COLLECTED MATERIAL =
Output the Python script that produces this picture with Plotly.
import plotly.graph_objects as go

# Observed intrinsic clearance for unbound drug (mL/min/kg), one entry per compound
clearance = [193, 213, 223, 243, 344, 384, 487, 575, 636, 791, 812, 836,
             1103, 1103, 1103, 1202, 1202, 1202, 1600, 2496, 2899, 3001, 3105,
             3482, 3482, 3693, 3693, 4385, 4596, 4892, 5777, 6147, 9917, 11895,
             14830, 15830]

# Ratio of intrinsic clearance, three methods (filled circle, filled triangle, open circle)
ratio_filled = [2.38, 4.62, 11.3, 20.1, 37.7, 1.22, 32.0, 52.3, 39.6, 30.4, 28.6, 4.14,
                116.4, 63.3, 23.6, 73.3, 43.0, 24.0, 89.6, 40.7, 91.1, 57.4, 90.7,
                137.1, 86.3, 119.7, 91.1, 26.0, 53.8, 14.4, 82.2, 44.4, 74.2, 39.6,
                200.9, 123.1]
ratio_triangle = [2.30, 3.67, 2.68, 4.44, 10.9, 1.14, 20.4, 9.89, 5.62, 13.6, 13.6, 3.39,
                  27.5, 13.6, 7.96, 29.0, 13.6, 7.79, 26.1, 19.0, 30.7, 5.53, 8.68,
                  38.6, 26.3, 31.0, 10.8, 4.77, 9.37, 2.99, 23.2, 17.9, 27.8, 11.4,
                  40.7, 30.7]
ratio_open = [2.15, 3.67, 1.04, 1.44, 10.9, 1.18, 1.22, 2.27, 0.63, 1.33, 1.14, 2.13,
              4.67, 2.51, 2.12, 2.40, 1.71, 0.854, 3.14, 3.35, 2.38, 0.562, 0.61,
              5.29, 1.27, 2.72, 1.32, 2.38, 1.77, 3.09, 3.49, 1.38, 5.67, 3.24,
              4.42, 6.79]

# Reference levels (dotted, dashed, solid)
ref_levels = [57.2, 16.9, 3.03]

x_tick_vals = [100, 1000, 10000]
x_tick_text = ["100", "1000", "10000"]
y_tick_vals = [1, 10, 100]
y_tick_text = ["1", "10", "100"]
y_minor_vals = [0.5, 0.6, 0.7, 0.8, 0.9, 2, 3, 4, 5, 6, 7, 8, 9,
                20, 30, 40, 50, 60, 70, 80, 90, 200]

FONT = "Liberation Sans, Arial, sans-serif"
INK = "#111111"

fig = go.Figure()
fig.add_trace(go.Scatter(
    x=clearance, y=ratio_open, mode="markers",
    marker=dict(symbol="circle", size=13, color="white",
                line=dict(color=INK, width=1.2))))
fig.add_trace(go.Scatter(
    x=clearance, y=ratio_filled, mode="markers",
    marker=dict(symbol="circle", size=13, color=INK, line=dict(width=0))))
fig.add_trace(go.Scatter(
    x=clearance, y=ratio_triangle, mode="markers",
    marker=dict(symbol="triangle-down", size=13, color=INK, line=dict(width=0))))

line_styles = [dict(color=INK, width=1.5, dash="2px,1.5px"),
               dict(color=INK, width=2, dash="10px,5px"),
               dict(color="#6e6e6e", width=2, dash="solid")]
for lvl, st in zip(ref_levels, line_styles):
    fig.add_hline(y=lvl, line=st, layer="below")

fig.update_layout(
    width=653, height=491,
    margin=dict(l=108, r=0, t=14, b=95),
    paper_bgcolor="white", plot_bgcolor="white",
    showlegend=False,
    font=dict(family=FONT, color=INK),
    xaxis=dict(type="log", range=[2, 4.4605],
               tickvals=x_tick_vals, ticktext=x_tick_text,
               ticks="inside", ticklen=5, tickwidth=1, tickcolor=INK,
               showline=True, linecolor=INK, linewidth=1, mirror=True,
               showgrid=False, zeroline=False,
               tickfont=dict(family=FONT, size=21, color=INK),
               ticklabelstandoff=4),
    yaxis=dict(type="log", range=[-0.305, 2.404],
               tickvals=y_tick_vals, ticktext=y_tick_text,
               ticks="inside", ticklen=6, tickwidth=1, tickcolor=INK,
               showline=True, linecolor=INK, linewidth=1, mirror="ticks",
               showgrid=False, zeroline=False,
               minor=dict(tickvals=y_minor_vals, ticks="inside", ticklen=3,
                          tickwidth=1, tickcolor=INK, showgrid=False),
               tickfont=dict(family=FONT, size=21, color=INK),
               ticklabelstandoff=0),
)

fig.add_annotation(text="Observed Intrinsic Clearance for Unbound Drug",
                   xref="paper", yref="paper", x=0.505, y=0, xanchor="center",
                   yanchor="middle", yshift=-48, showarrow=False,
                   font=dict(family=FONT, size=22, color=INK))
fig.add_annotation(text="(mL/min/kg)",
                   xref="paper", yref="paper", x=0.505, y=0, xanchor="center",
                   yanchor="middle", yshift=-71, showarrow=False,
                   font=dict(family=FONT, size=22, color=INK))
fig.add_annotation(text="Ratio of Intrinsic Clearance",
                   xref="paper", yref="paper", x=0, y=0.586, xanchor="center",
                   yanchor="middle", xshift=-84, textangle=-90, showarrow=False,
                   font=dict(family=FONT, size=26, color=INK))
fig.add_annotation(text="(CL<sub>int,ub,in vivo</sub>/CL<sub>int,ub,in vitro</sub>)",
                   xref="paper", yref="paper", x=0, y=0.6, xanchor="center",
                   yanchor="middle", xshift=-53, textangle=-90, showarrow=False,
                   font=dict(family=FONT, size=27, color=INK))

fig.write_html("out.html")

REQUIREMENT = Reproduce every line of the material above exactly.

SOLUTION TO THE EXERCISE =
Output the Python script that produces this picture with Plotly.
import plotly.graph_objects as go

# Observed intrinsic clearance for unbound drug (mL/min/kg), one entry per compound
clearance = [193, 213, 223, 243, 344, 384, 487, 575, 636, 791, 812, 836,
             1103, 1103, 1103, 1202, 1202, 1202, 1600, 2496, 2899, 3001, 3105,
             3482, 3482, 3693, 3693, 4385, 4596, 4892, 5777, 6147, 9917, 11895,
             14830, 15830]

# Ratio of intrinsic clearance, three methods (filled circle, filled triangle, open circle)
ratio_filled = [2.38, 4.62, 11.3, 20.1, 37.7, 1.22, 32.0, 52.3, 39.6, 30.4, 28.6, 4.14,
                116.4, 63.3, 23.6, 73.3, 43.0, 24.0, 89.6, 40.7, 91.1, 57.4, 90.7,
                137.1, 86.3, 119.7, 91.1, 26.0, 53.8, 14.4, 82.2, 44.4, 74.2, 39.6,
                200.9, 123.1]
ratio_triangle = [2.30, 3.67, 2.68, 4.44, 10.9, 1.14, 20.4, 9.89, 5.62, 13.6, 13.6, 3.39,
                  27.5, 13.6, 7.96, 29.0, 13.6, 7.79, 26.1, 19.0, 30.7, 5.53, 8.68,
                  38.6, 26.3, 31.0, 10.8, 4.77, 9.37, 2.99, 23.2, 17.9, 27.8, 11.4,
                  40.7, 30.7]
ratio_open = [2.15, 3.67, 1.04, 1.44, 10.9, 1.18, 1.22, 2.27, 0.63, 1.33, 1.14, 2.13,
              4.67, 2.51, 2.12, 2.40, 1.71, 0.854, 3.14, 3.35, 2.38, 0.562, 0.61,
              5.29, 1.27, 2.72, 1.32, 2.38, 1.77, 3.09, 3.49, 1.38, 5.67, 3.24,
              4.42, 6.79]

# Reference levels (dotted, dashed, solid)
ref_levels = [57.2, 16.9, 3.03]

x_tick_vals = [100, 1000, 10000]
x_tick_text = ["100", "1000", "10000"]
y_tick_vals = [1, 10, 100]
y_tick_text = ["1", "10", "100"]
y_minor_vals = [0.5, 0.6, 0.7, 0.8, 0.9, 2, 3, 4, 5, 6, 7, 8, 9,
                20, 30, 40, 50, 60, 70, 80, 90, 200]

FONT = "Liberation Sans, Arial, sans-serif"
INK = "#111111"

fig = go.Figure()
fig.add_trace(go.Scatter(
    x=clearance, y=ratio_open, mode="markers",
    marker=dict(symbol="circle", size=13, color="white",
                line=dict(color=INK, width=1.2))))
fig.add_trace(go.Scatter(
    x=clearance, y=ratio_filled, mode="markers",
    marker=dict(symbol="circle", size=13, color=INK, line=dict(width=0))))
fig.add_trace(go.Scatter(
    x=clearance, y=ratio_triangle, mode="markers",
    marker=dict(symbol="triangle-down", size=13, color=INK, line=dict(width=0))))

line_styles = [dict(color=INK, width=1.5, dash="2px,1.5px"),
               dict(color=INK, width=2, dash="10px,5px"),
               dict(color="#6e6e6e", width=2, dash="solid")]
for lvl, st in zip(ref_levels, line_styles):
    fig.add_hline(y=lvl, line=st, layer="below")

fig.update_layout(
    width=653, height=491,
    margin=dict(l=108, r=0, t=14, b=95),
    paper_bgcolor="white", plot_bgcolor="white",
    showlegend=False,
    font=dict(family=FONT, color=INK),
    xaxis=dict(type="log", range=[2, 4.4605],
               tickvals=x_tick_vals, ticktext=x_tick_text,
               ticks="inside", ticklen=5, tickwidth=1, tickcolor=INK,
               showline=True, linecolor=INK, linewidth=1, mirror=True,
               showgrid=False, zeroline=False,
               tickfont=dict(family=FONT, size=21, color=INK),
               ticklabelstandoff=4),
    yaxis=dict(type="log", range=[-0.305, 2.404],
               tickvals=y_tick_vals, ticktext=y_tick_text,
               ticks="inside", ticklen=6, tickwidth=1, tickcolor=INK,
               showline=True, linecolor=INK, linewidth=1, mirror="ticks",
               showgrid=False, zeroline=False,
               minor=dict(tickvals=y_minor_vals, ticks="inside", ticklen=3,
                          tickwidth=1, tickcolor=INK, showgrid=False),
               tickfont=dict(family=FONT, size=21, color=INK),
               ticklabelstandoff=0),
)

fig.add_annotation(text="Observed Intrinsic Clearance for Unbound Drug",
                   xref="paper", yref="paper", x=0.505, y=0, xanchor="center",
                   yanchor="middle", yshift=-48, showarrow=False,
                   font=dict(family=FONT, size=22, color=INK))
fig.add_annotation(text="(mL/min/kg)",
                   xref="paper", yref="paper", x=0.505, y=0, xanchor="center",
                   yanchor="middle", yshift=-71, showarrow=False,
                   font=dict(family=FONT, size=22, color=INK))
fig.add_annotation(text="Ratio of Intrinsic Clearance",
                   xref="paper", yref="paper", x=0, y=0.586, xanchor="center",
                   yanchor="middle", xshift=-84, textangle=-90, showarrow=False,
                   font=dict(family=FONT, size=26, color=INK))
fig.add_annotation(text="(CL<sub>int,ub,in vivo</sub>/CL<sub>int,ub,in vitro</sub>)",
                   xref="paper", yref="paper", x=0, y=0.6, xanchor="center",
                   yanchor="middle", xshift=-53, textangle=-90, showarrow=False,
                   font=dict(family=FONT, size=27, color=INK))

fig.write_html("out.html")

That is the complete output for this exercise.